───── Data extract ─────
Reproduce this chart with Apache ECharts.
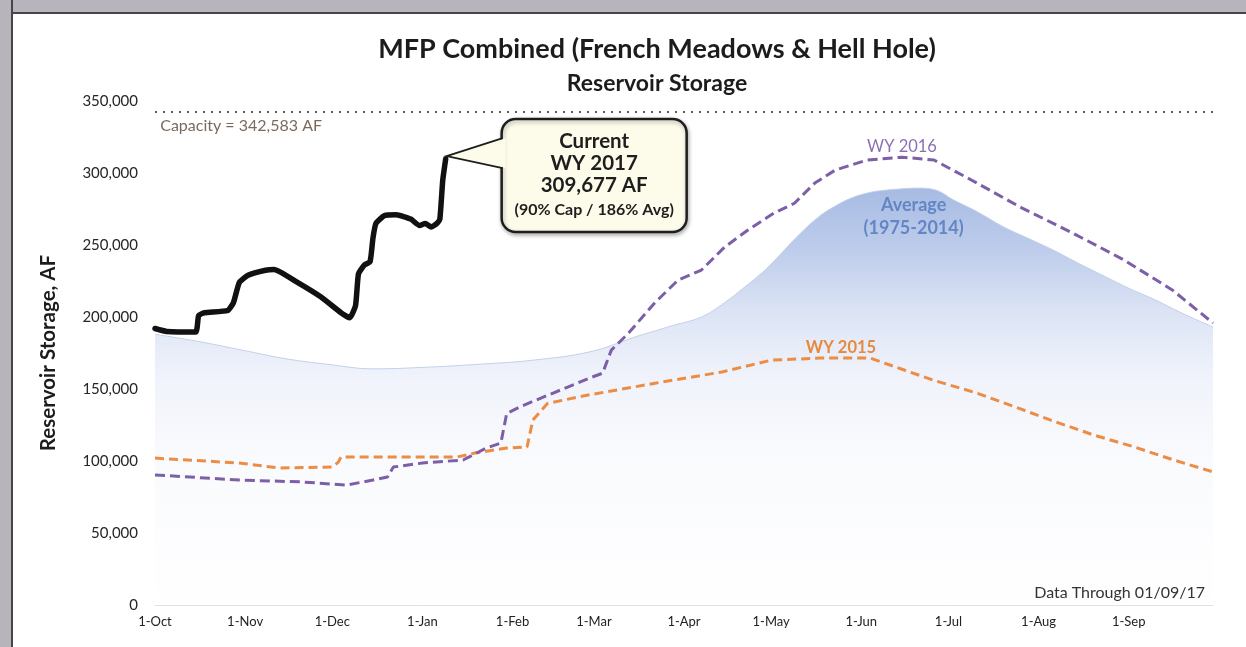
<!DOCTYPE html>
<html>
<head>
<meta charset="utf-8">
<title>MFP Combined Reservoir Storage</title>
<script src="https://cdn.jsdelivr.net/npm/echarts@6/dist/echarts.min.js"></script>
<style>
    html, body { margin: 0; padding: 0; width: 1246px; height: 647px; overflow: hidden; background: #fff; }
    #bandTop { position: absolute; left: 0; top: 0; width: 1246px; height: 12px; background: #b7b4bb; border-bottom: 2px solid #474549; }
    #bandLeft { position: absolute; left: 0; top: 0; width: 11px; height: 647px; background: #b7b4bb; border-right: 2px solid #474549; }
    #main { position: absolute; left: 0; top: 0; width: 1246px; height: 647px; }
</style>
</head>
<body>
<div id="bandTop"></div>
<div id="bandLeft"></div>
<div id="main"></div>
<script>
// x = days since 1-Oct
var monthDays = [0, 31, 61, 92, 123, 151, 182, 212, 243, 273, 304, 335];
var monthLabels = ['1-Oct', '1-Nov', '1-Dec', '1-Jan', '1-Feb', '1-Mar', '1-Apr', '1-May', '1-Jun', '1-Jul', '1-Aug', '1-Sep'];

var capacity = 342583;
var currentDay = 100;      // 01/09/17
var currentVal = 309677;

// WY 2017 (current)
var wy2017Days = [0, 4, 14, 15, 17, 25, 27, 29, 32, 38, 41, 49, 57, 64, 67, 69, 70, 72, 74, 75, 76, 79, 83, 88, 91, 93, 95, 97, 98, 99, 100];
var wy2017Vals = [192000, 190000, 189500, 201000, 203000, 204500, 210000, 224000, 229000, 232500, 233000, 224000, 214000, 203000, 199500, 208000, 230000, 236000, 238500, 255000, 265000, 270500, 271000, 268000, 263500, 265000, 262500, 265000, 268000, 295000, 309677];

// Average (1975-2014)
var avgDays = [0, 15, 30, 45, 60, 75, 92, 110, 130, 150, 165, 178, 188, 196, 203, 209, 214, 221, 228, 234, 240, 246, 251, 257, 262, 268, 275, 283, 292, 300, 309, 318, 327, 335, 344, 354, 364];
var avgVals = [188000, 183000, 177000, 171000, 167000, 164000, 165000, 167000, 170000, 176000, 186000, 194000, 200000, 210000, 221000, 231000, 241000, 256000, 269000, 277000, 283000, 286500, 288000, 289000, 289500, 288500, 281000, 273000, 262500, 255000, 246500, 237000, 228000, 220000, 212000, 202000, 193000];

// WY 2016
var wy2016Days = [0, 29, 50, 66, 75, 80, 82, 92, 106, 114, 119, 121, 126, 137, 150, 154, 157, 163, 172, 180, 188, 196, 204, 213, 220, 227, 234, 245, 257, 268, 281, 298, 316, 333, 350, 364];
var wy2016Vals = [90300, 86800, 85500, 83300, 86800, 88900, 95800, 98600, 100700, 109000, 112500, 133000, 138000, 147200, 158000, 161000, 177000, 189000, 210000, 225700, 232600, 248600, 260400, 272200, 279000, 293000, 302000, 309000, 311000, 309000, 295000, 276000, 258000, 240000, 218800, 195800];

// WY 2015
var wy2015Days = [0, 29, 43, 61, 63, 64, 87, 104, 110, 121, 128, 130, 135, 149, 172, 195, 212, 229, 246, 258, 268, 283, 298, 308, 323, 337, 350, 364];
var wy2015Vals = [102000, 98600, 95100, 95800, 99000, 102800, 102800, 102800, 105500, 109000, 109700, 128500, 140000, 145800, 154000, 161800, 170000, 171500, 171500, 163000, 156000, 147000, 136000, 128500, 118000, 109700, 101000, 92400];

function pairs(days, vals) {
    return days.map(function (d, i) { return [d, vals[i]]; });
}

function commas(v) {
    return String(v).replace(/\B(?=(\d{3})+(?!\d))/g, ',');
}

var FONT = 'Lato, "Open Sans", sans-serif';

var chart = echarts.init(document.getElementById('main'));

var option = {
    animation: false,
    title: {
        text: 'MFP Combined (French Meadows & Hell Hole)',
        subtext: 'Reservoir Storage',
        left: 652,
        textAlign: 'center',
        top: 31,
        itemGap: 9,
        textStyle: { fontFamily: FONT, fontSize: 27, fontWeight: 'bold', color: '#1c1c1c' },
        subtextStyle: { fontFamily: FONT, fontSize: 23, fontWeight: 'bold', color: '#1c1c1c' }
    },
    grid: { left: 155, right: 33, top: 101, bottom: 42 },
    xAxis: {
        type: 'value',
        min: 0,
        max: 364,
        splitLine: { show: false },
        axisLine: { show: true, lineStyle: { color: '#e2e2e6', width: 1 } },
        axisTick: { show: false },
        axisLabel: {
            customValues: monthDays,
            margin: 10,
            fontFamily: FONT,
            fontSize: 13,
            color: '#222',
            formatter: function (v) {
                var i = monthDays.indexOf(v);
                return i >= 0 ? monthLabels[i] : '';
            }
        }
    },
    yAxis: {
        type: 'value',
        min: 0,
        max: 350000,
        interval: 50000,
        name: 'Reservoir Storage, AF',
        nameLocation: 'middle',
        nameRotate: 90,
        nameGap: 96,
        nameTextStyle: { fontFamily: FONT, fontSize: 20.5, fontWeight: 'bold', color: '#1c1c1c' },
        splitLine: { show: false },
        axisLine: { show: false },
        axisTick: { show: false },
        axisLabel: {
            margin: 17,
            fontFamily: FONT,
            fontSize: 15,
            color: '#262626',
            formatter: function (v) { return commas(v); }
        }
    },
    series: [
        {
            name: 'Average (1975-2014)',
            type: 'line',
            data: pairs(avgDays, avgVals),
            smooth: 0.4,
            symbol: 'none',
            z: 1,
            lineStyle: { width: 1, color: '#c3cfea' },
            areaStyle: {
                color: new echarts.graphic.LinearGradient(0, 0, 0, 1, [
                    { offset: 0, color: 'rgba(122,152,212,0.95)' },
                    { offset: 0.15, color: 'rgba(145,170,222,0.85)' },
                    { offset: 0.3, color: 'rgba(188,203,235,0.75)' },
                    { offset: 0.45, color: 'rgba(222,229,246,0.68)' },
                    { offset: 0.65, color: 'rgba(240,243,250,0.55)' },
                    { offset: 1, color: 'rgba(252,252,255,0.3)' }
                ])
            },
            markLine: {
                silent: true,
                symbol: 'none',
                label: { show: false },
                lineStyle: { type: [2, 6], color: '#5e5a58', width: 2.2 },
                data: [{ yAxis: capacity }]
            },
            markPoint: {
                silent: true,
                symbol: 'rect',
                symbolSize: 0,
                data: [
                    {
                        coord: [1.8, 332600],
                        label: {
                            show: true, position: 'inside', align: 'left',
                            formatter: 'Capacity = ' + commas(capacity) + ' AF',
                            fontFamily: FONT, fontSize: 16, color: '#7a6a5e'
                        }
                    },
                    {
                        coord: [261, 270000],
                        label: {
                            show: true, position: 'inside',
                            formatter: 'Average\n(1975-2014)',
                            lineHeight: 23,
                            fontFamily: FONT, fontSize: 18, fontWeight: 'bold', color: '#6486c4'
                        }
                    }
                ]
            }
        },
        {
            name: 'WY 2015',
            type: 'line',
            data: pairs(wy2015Days, wy2015Vals),
            symbol: 'none',
            z: 3,
            lineStyle: { width: 3, color: '#ec8c45', type: [9, 5] },
            markPoint: {
                silent: true,
                symbol: 'rect',
                symbolSize: 0,
                data: [{
                    coord: [236, 179000],
                    label: {
                        show: true, position: 'inside', formatter: 'WY 2015',
                        fontFamily: FONT, fontSize: 16.5, fontWeight: 'bold', color: '#e68a40'
                    }
                }]
            }
        },
        {
            name: 'WY 2016',
            type: 'line',
            data: pairs(wy2016Days, wy2016Vals),
            symbol: 'none',
            z: 4,
            lineStyle: { width: 3, color: '#7d5fa8', type: [10, 5] },
            markPoint: {
                silent: true,
                symbol: 'rect',
                symbolSize: 0,
                data: [{
                    coord: [257, 318400],
                    label: {
                        show: true, position: 'inside', formatter: 'WY 2016',
                        fontFamily: FONT, fontSize: 16.5, color: '#8c70b5'
                    }
                }]
            }
        },
        {
            name: 'WY 2017',
            type: 'line',
            data: pairs(wy2017Days, wy2017Vals),
            symbol: 'none',
            smooth: 0.15,
            z: 5,
            lineStyle: { width: 5.5, color: '#111', cap: 'round', join: 'round' }
        }
    ]
};

chart.setOption(option);

// callout box next to the current value
var tip = chart.convertToPixel({ gridIndex: 0 }, [currentDay, currentVal]);
var corner = chart.convertToPixel({ gridIndex: 0 }, [364, 0]);
var bx = tip[0] + 56, by = tip[1] - 40, bw = 185, bh = 113;
var cx = bx + bw / 2;

function txt(x, y, s, size, align, color, weight) {
    return {
        type: 'text', z: 110, x: x, y: y,
        style: {
            text: s, fill: color || '#1e1e1e',
            font: (weight || 'bold') + ' ' + size + 'px ' + FONT,
            align: align || 'center', verticalAlign: 'middle',
            textAlign: align || 'center', textVerticalAlign: 'middle'
        }
    };
}

chart.setOption({
    graphic: [
        {
            type: 'rect', z: 100,
            shape: { x: bx, y: by, width: bw, height: bh, r: 14 },
            style: { fill: '#fdfbea', stroke: '#1e1e1e', lineWidth: 2.5, shadowBlur: 4, shadowColor: 'rgba(0,0,0,0.3)', shadowOffsetX: 1, shadowOffsetY: 2 }
        },
        {
            type: 'polygon', z: 101,
            shape: { points: [[tip[0] + 2, tip[1] - 3], [bx + 4, by + 19], [bx + 4, by + 49]] },
            style: { fill: '#fdfbea' }
        },
        {
            type: 'polyline', z: 102,
            shape: { points: [[bx + 1, by + 19], [tip[0] + 1, tip[1] - 3], [bx + 1, by + 49]] },
            style: { stroke: '#1e1e1e', lineWidth: 1.8, fill: null }
        },
        txt(cx, by + 22, 'Current', 20.5),
        txt(cx, by + 44, 'WY 2017', 20.5),
        txt(cx, by + 66, commas(currentVal) + ' AF', 20.5),
        txt(cx, by + 91, '(90% Cap / 186% Avg)', 16),
        txt(corner[0] - 8, corner[1] - 12, 'Data Through 01/09/17', 16, 'right', '#333', 'normal')
    ]
});
</script>
</body>
</html>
─────
Everything from the first line to the line with "var currentVal = 309677;" must be repeated exactly, and nothing else. Leave the pictures out.

> _Response to this task_:
Reproduce this chart with Apache ECharts.
<!DOCTYPE html>
<html>
<head>
<meta charset="utf-8">
<title>MFP Combined Reservoir Storage</title>
<script src="https://cdn.jsdelivr.net/npm/echarts@6/dist/echarts.min.js"></script>
<style>
    html, body { margin: 0; padding: 0; width: 1246px; height: 647px; overflow: hidden; background: #fff; }
    #bandTop { position: absolute; left: 0; top: 0; width: 1246px; height: 12px; background: #b7b4bb; border-bottom: 2px solid #474549; }
    #bandLeft { position: absolute; left: 0; top: 0; width: 11px; height: 647px; background: #b7b4bb; border-right: 2px solid #474549; }
    #main { position: absolute; left: 0; top: 0; width: 1246px; height: 647px; }
</style>
</head>
<body>
<div id="bandTop"></div>
<div id="bandLeft"></div>
<div id="main"></div>
<script>
// x = days since 1-Oct
var monthDays = [0, 31, 61, 92, 123, 151, 182, 212, 243, 273, 304, 335];
var monthLabels = ['1-Oct', '1-Nov', '1-Dec', '1-Jan', '1-Feb', '1-Mar', '1-Apr', '1-May', '1-Jun', '1-Jul', '1-Aug', '1-Sep'];

var capacity = 342583;
var currentDay = 100;      // 01/09/17
var currentVal = 309677;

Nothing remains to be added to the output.